Quanto ao caput do Art. 28 do CDC e ao caput do Art. 34 da lei 12.529/11, vale comentar que a doutrina majoritária e o STJ esposam a corrente de que também são hipóteses de aplicação da Teoria Maior da desconsideração da personalidade jurídica, por exigirem comprovação do abuso da personalidade para sua aplicação. Consequentemente, os investidores-anjo, mesmo nessas hipóteses de aplicação da Teoria Maior, em tese, não estariam resguardados de sofrer as consequências de uma eventual desconsideração da personalidade jurídica sofrida pela investida nessas hipóteses, ainda que com base na Teoria Maior, pelo fato de o Art. 61-A, §4º, II10 apenas excluir de responsabilidade o investidor, expressamente, nos casos em que ficar caracterizada a desconsideração da personalidade da investida, com base no Art. 50 do Código Civil.

Apesar da omissão apontada no parágrafo adrede, parece-nos inaplicável qualquer forma de desconsideração da personalidade jurídica em desfavor do investidor-anjo que apenas aporta capital e não recebe em contrapartida participação societária, uma vez que sua natureza jurídica pode ser considerada suis generis, pela exclusão legal expressa deste investidor da condição de sócio e da de administrador, sendo a desconsideração da personalidade instituto aplicável apenas contra essas duas figuras jurídicas. O mesmo pode ser afirmado em relação às hipóteses legais de responsabilização pessoal de sócios e/ou de administradores, como ocorre no abuso do direito de voto ou na violação dos deveres da administração, respectivamente.

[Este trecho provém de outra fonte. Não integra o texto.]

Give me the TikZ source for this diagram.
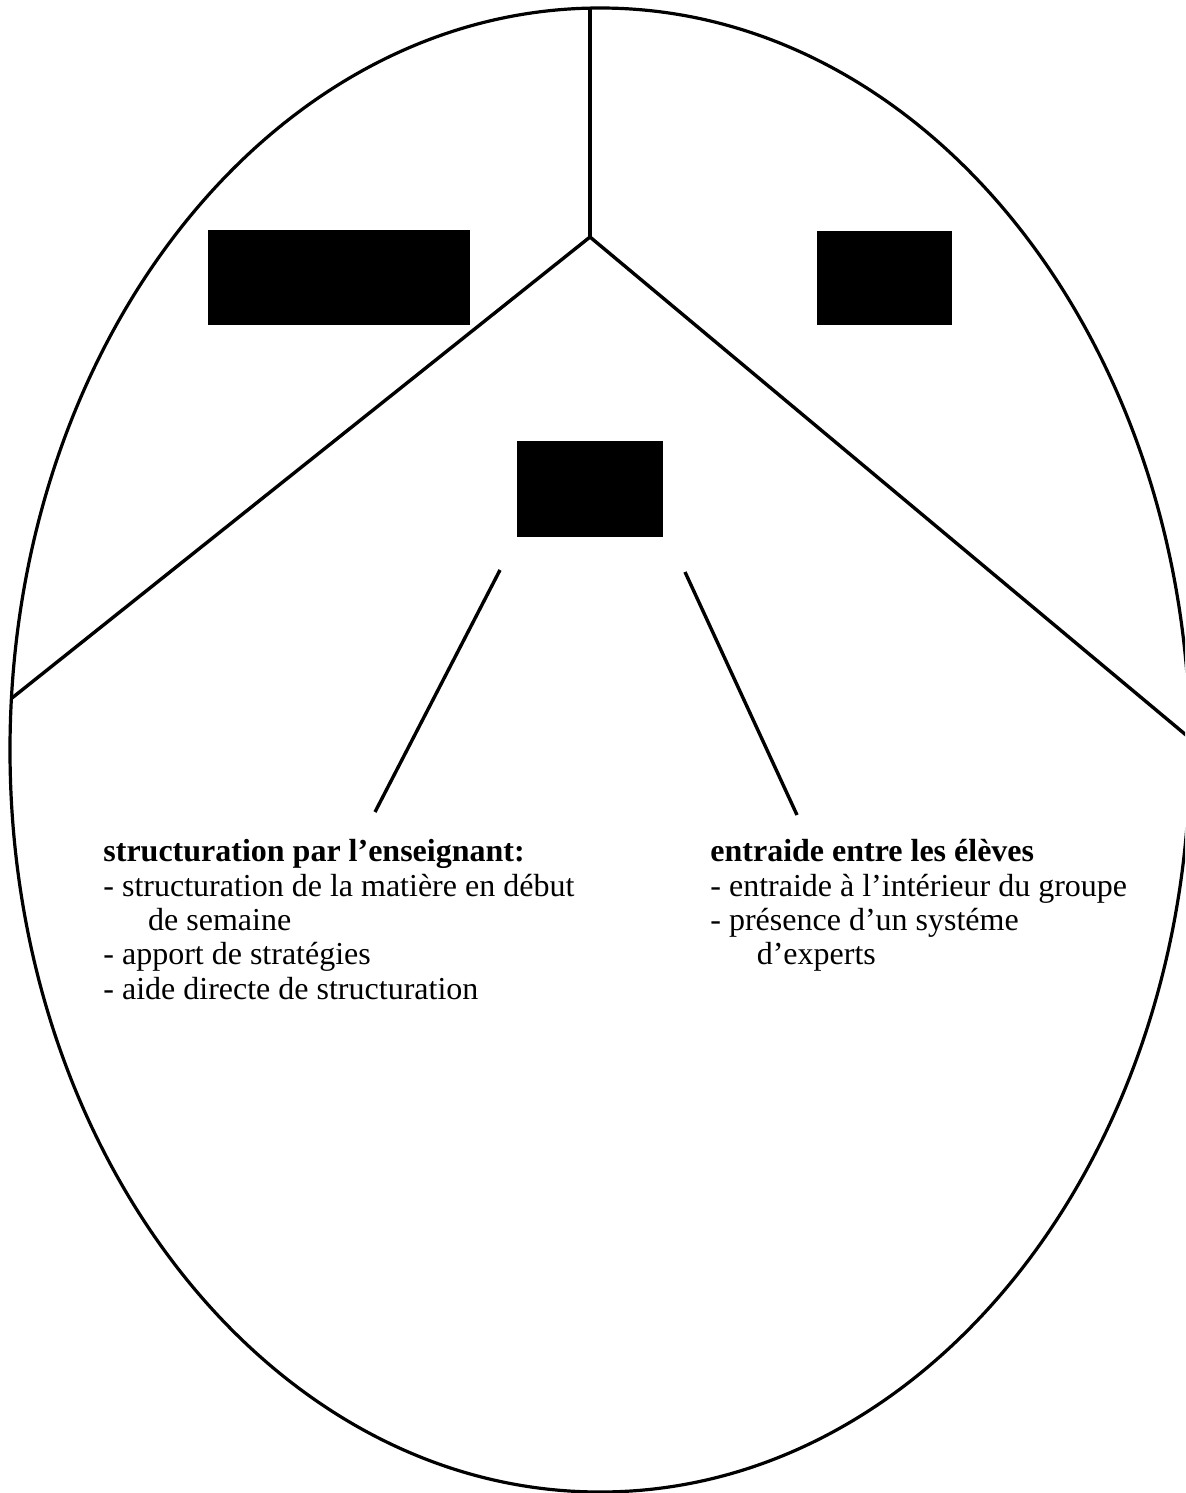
\documentclass[tikz,border=0pt]{standalone}
\usepackage{fontspec}
\setmainfont{Liberation Serif}
\tikzset{
  outline/.style={line width=1.6pt, black},
  spoke/.style={line width=1.7pt, black},
  block/.style={anchor=north west, inner sep=0pt, align=left, font=\fontsize{16}{17.2}\selectfont}
}
\begin{document}
\begin{tikzpicture}[x=0.5pt,y=-0.5pt]
\useasboundingbox (0,0) rectangle (1185,1493);
\clip (0,0) rectangle (1185,1493);
\fill[white] (0,0) rectangle (1185,1493);
\draw[outline] (600,750) ellipse [x radius=295pt, y radius=371pt];
\coordinate (top) at (590,8);
\coordinate (hub) at (590,237);
\coordinate (leftend) at (12,698);
\coordinate (rightend) at (1192,740);
\draw[spoke] (top) -- (hub);
\draw[spoke] (leftend) -- (hub) -- (rightend);
\fill[black] (208,230) rectangle (470,325);
\fill[black] (817,231) rectangle (952,325);
\fill[black] (517,441) rectangle (663,537);
\coordinate (la) at (500,570);
\coordinate (lb) at (375,812);
\coordinate (ra) at (685,572);
\coordinate (rb) at (797,815);
\draw[spoke] (la) -- (lb);
\draw[spoke] (ra) -- (rb);
\node[block] (txtL) at (103,839) {\textbf{structuration par l’enseignant:}\\
- structuration de la matière en début\\
\hspace*{1.4em}de semaine\\
- apport de stratégies\\
- aide directe de structuration};
\node[block] (txtR) at (710,839) {\textbf{entraide entre les élèves}\\
- entraide à l’intérieur du groupe\\
- présence d’un systéme\\
\hspace*{1.45em}d’experts};
\end{tikzpicture}
\end{document}
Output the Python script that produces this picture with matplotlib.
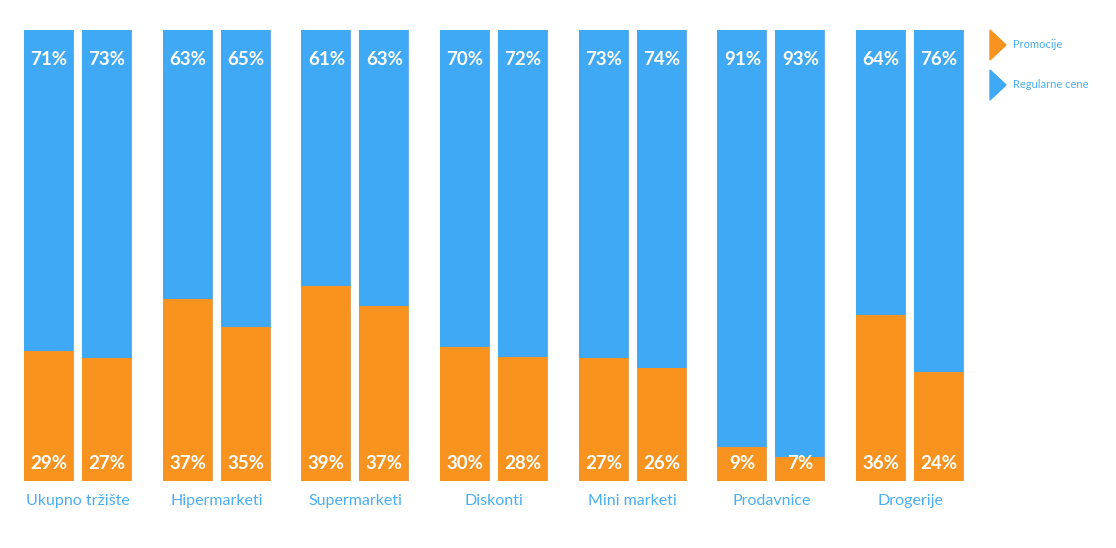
import matplotlib
matplotlib.use("Agg")
import matplotlib.pyplot as plt
import numpy as np

categories = ["Ukupno tržište", "Hipermarketi", "Supermarketi", "Diskonti",
              "Mini marketi", "Prodavnice", "Drogerije"]
# printed labels
promo_label_a = [29, 37, 39, 30, 27, 9, 36]
promo_label_b = [27, 35, 37, 28, 26, 7, 24]
regular_label_a = [71, 63, 61, 70, 73, 91, 64]
regular_label_b = [73, 65, 63, 72, 74, 93, 76]
# bar heights as drawn in the picture (orange share, %)
promo_height_a = [28.8, 40.3, 43.3, 29.8, 27.3, 7.5, 36.8]
promo_height_b = [27.3, 34.2, 38.8, 27.5, 25.0, 5.3, 24.1]
series_names = ["Promocije", "Regularne cene"]

ORANGE = "#F7931E"
BLUE = "#3FA9F5"
LABEL_BLUE = "#4AAEF2"

plt.rcParams['font.family'] = ['Lato', 'DejaVu Sans']

fig = plt.figure(figsize=(11.16, 5.48), dpi=100)
ax = fig.add_axes([0, (548 - 481) / 548, 1, 451 / 548])
ax.set_xlim(-0.5625, 7.485)
ax.set_ylim(0, 100)
ax.axis("off")

x = np.arange(len(categories))
w = 0.361
off = 0.209

for xs, ph, pl, rl in [(x - off, promo_height_a, promo_label_a, regular_label_a),
                       (x + off, promo_height_b, promo_label_b, regular_label_b)]:
    ph = np.array(ph)
    ax.bar(xs, ph, width=w, color=ORANGE, linewidth=0)
    ax.bar(xs, 100 - ph, bottom=ph, width=w, color=BLUE, linewidth=0)
    # subtle right-edge shadow
    ax.bar(xs + w / 2 - 0.004, [100] * len(xs), width=0.008, color="#BDBDBD",
           alpha=0.35, linewidth=0)
    for xi, p, r in zip(xs, pl, rl):
        ax.text(xi, 3.9, f"{p}%", ha="center", va="center", color="white",
                fontsize=13.5, fontweight="bold")
        ax.text(xi, 93.5, f"{r}%", ha="center", va="center", color="white",
                fontsize=13.5, fontweight="bold")

for xi, c in zip(x, categories):
    ax.text(xi, -4.4, c, ha="center", va="center", color=LABEL_BLUE,
            fontsize=11.5)

# legend with right-pointing triangles
for i, (name, col) in enumerate(zip(series_names, [ORANGE, BLUE])):
    yc = 548 - (45 + 40 * i)
    fig.patches.append(plt.Polygon(
        [[990 / 1116, (yc + 15) / 548], [990 / 1116, (yc - 15) / 548],
         [1006 / 1116, yc / 548]], closed=True, color=col,
        transform=fig.transFigure, figure=fig))
    fig.text(1013 / 1116, (yc + 1) / 548, name, ha="left", va="center",
             color=LABEL_BLUE, fontsize=8)

fig.savefig("out.png", dpi=100)
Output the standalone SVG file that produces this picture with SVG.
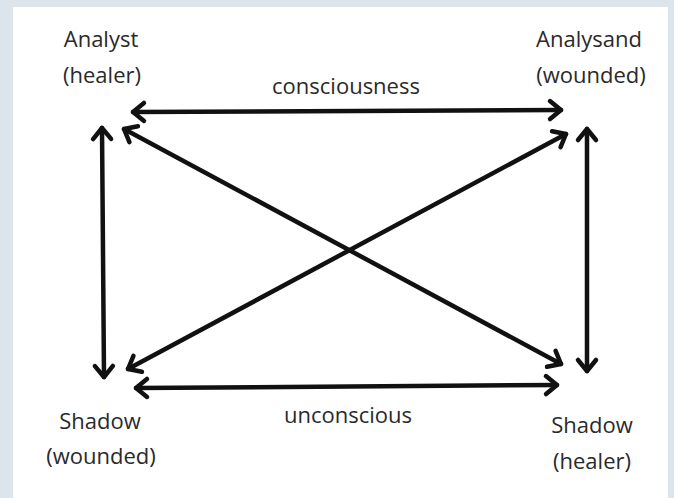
<svg xmlns="http://www.w3.org/2000/svg" width="674" height="498" viewBox="0 0 674 498">
<style>
.lbl{font-family:"Open Sans","DejaVu Sans",sans-serif;font-size:22px;fill:#2a2a2a;text-anchor:middle}
.c{stroke:#111;stroke-width:4.5;fill:none;stroke-linecap:round}
</style>
<defs>
<marker id="ah" markerUnits="userSpaceOnUse" markerWidth="30" markerHeight="30" viewBox="-16 -15 30 30" refX="0" refY="0" orient="auto-start-reverse">
<path d="M-11,-9 L0,0 L-11,9" fill="none" stroke="#111" stroke-width="4.5" stroke-linecap="round" stroke-linejoin="round"/>
</marker>
</defs>
<rect width="674" height="498" fill="#dce4ec"/>
<rect x="13" y="7" width="655" height="491" fill="#ffffff"/>
<g id="connectors">
<line class="c" x1="133" y1="112" x2="561" y2="110" marker-start="url(#ah)" marker-end="url(#ah)"/>
<line class="c" x1="136" y1="388" x2="557" y2="385" marker-start="url(#ah)" marker-end="url(#ah)"/>
<line class="c" x1="102" y1="128" x2="104" y2="377" marker-start="url(#ah)" marker-end="url(#ah)"/>
<line class="c" x1="587" y1="129" x2="587" y2="371" marker-start="url(#ah)" marker-end="url(#ah)"/>
<line class="c" x1="124" y1="129" x2="561" y2="364" marker-start="url(#ah)" marker-end="url(#ah)"/>
<line class="c" x1="128" y1="369" x2="566" y2="134" marker-start="url(#ah)" marker-end="url(#ah)"/>
</g>
<g id="analyst">
<text class="lbl" x="101" y="47">Analyst</text>
<text class="lbl" x="102" y="83">(healer)</text>
</g>
<g id="analysand">
<text class="lbl" x="589" y="47">Analysand</text>
<text class="lbl" x="591" y="83">(wounded)</text>
</g>
<g id="shadow-wounded">
<text class="lbl" x="100" y="429">Shadow</text>
<text class="lbl" x="101" y="464">(wounded)</text>
</g>
<g id="shadow-healer">
<text class="lbl" x="592" y="433">Shadow</text>
<text class="lbl" x="592" y="469">(healer)</text>
</g>
<g id="labels">
<text class="lbl" x="346" y="94">consciousness</text>
<text class="lbl" x="348" y="423">unconscious</text>
</g>
</svg>
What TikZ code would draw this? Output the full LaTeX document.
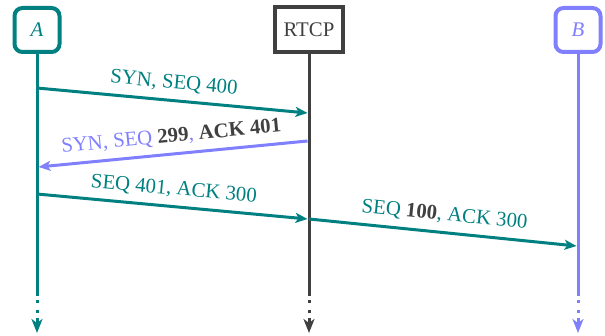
\documentclass[tikz,border=0pt]{standalone}
\usepackage{fontspec}
\setmainfont{Liberation Serif}
\usetikzlibrary{arrows.meta}
\definecolor{seqteal}{RGB}{0,128,128}
\definecolor{seqlilac}{RGB}{128,128,255}
\definecolor{seqgray}{RGB}{64,64,64}
\begin{document}
\begin{tikzpicture}[x=0.5pt,y=-0.5pt,
  font=\fontsize{10.4}{12}\selectfont,
  actor/.style={draw=#1,line width=2pt,rounded corners=4pt,fill=white,
    minimum width=22.5pt,minimum height=22pt,inner sep=0pt,text=#1},
  server/.style={draw=#1,line width=2pt,fill=white,
    minimum width=34pt,minimum height=22.5pt,inner sep=0pt,text=#1},
  life/.style={draw=#1,line width=1.5pt},
  lifedots/.style={draw=#1,line width=1.5pt,dash pattern=on 1.25pt off 3.75pt},
  lifetip/.style={draw=#1,line width=1.5pt,-{Stealth[length=7pt,width=5.5pt,inset=2pt]}},
  msg/.style={draw=#1,line width=1.5pt,-{Stealth[length=6pt,width=5pt,inset=1.5pt]}},
  lbl/.style={sloped,above,inner sep=3.5pt,text=#1}]
\useasboundingbox (0,0) rectangle (605,336);

% participants
\node[actor=seqteal]  (A) at (37,30)  {\textit{A}};
\node[server=seqgray] (R) at (309,30) {RTCP};
\node[actor=seqlilac] (B) at (578,30) {\textit{B}};

% lifelines: solid part, dots, closing arrow
\foreach \n/\x/\c in {A/37/seqteal,R/309/seqgray,B/578/seqlilac}{
  \coordinate (\n s) at (\x,296);
  \coordinate (\n d1) at (\x,300.5);
  \coordinate (\n d2) at (\x,315);
  \coordinate (\n t1) at (\x,318);
  \coordinate (\n t2) at (\x,333);
  \draw[life=\c] (\n) -- (\n s);
  \draw[lifedots=\c] (\n d1) -- (\n d2);
  \draw[lifetip=\c] (\n t1) -- (\n t2);
}

% message end points on the lifelines
\coordinate (m1a) at (37,88);   \coordinate (m1b) at (307.5,113);
\coordinate (m2a) at (307.5,141); \coordinate (m2b) at (38.5,167);
\coordinate (m3a) at (37,194);  \coordinate (m3b) at (307.5,219);
\coordinate (m4a) at (309,219); \coordinate (m4b) at (576.5,246);

% messages
\draw[msg=seqteal] (m1a) -- node[lbl=seqteal] {SYN, SEQ 400} (m1b);
\draw[msg=seqlilac] (m2a) -- node[lbl=seqlilac]
  {SYN, SEQ \textcolor{seqgray}{\textbf{299}}, \textcolor{seqgray}{\textbf{ACK 401}}} (m2b);
\draw[msg=seqteal] (m3a) -- node[lbl=seqteal] {SEQ 401, ACK 300} (m3b);
\draw[msg=seqteal] (m4a) -- node[lbl=seqteal]
  {SEQ \textcolor{seqgray}{\textbf{100}}, ACK 300} (m4b);
\end{tikzpicture}
\end{document}
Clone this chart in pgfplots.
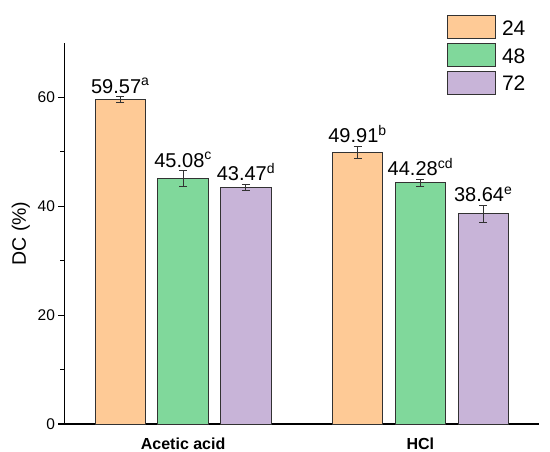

Mais preocupante ainda é a relação de emprego. Não é demais imaginar que a Justiça do Trabalho venha a ter equivocada tendência de tratar a relação do investidor-anjo como de grupo econômico e aplicar a solidariedade estampada do parágrafo segundo do Artigo 2º da CLT. As questões consumeristas, trabalhistas e ambientais inspiram cuidados e exprimem certa insegurança jurídica a qualquer investidor no Brasil, e, mesmo com a tentativa de tornar atrativo o investimento em sociedades beneficiárias do SIMPLES, por meio das alterações inseridas pela LC 155, essas e outras incertezas seguem afetando a segurança jurídica da relação proposta com o anjo. Quem viver, verá!

A inovação legislativa nos colocou diante de um novo contrato típico: o "Contrato de Investimento-Anjo", que – embora nos pareça antinatural a tipificação de um contrato cível- societário em uma legislação complementar de cunho fiscal – indubitavelmente, foi o que logrou o legislador, por meio da inserção de cláusulas mínimas de um tipo de contrato: a inclusão de mais um contrato típico no ordenamento jurídico brasileiro.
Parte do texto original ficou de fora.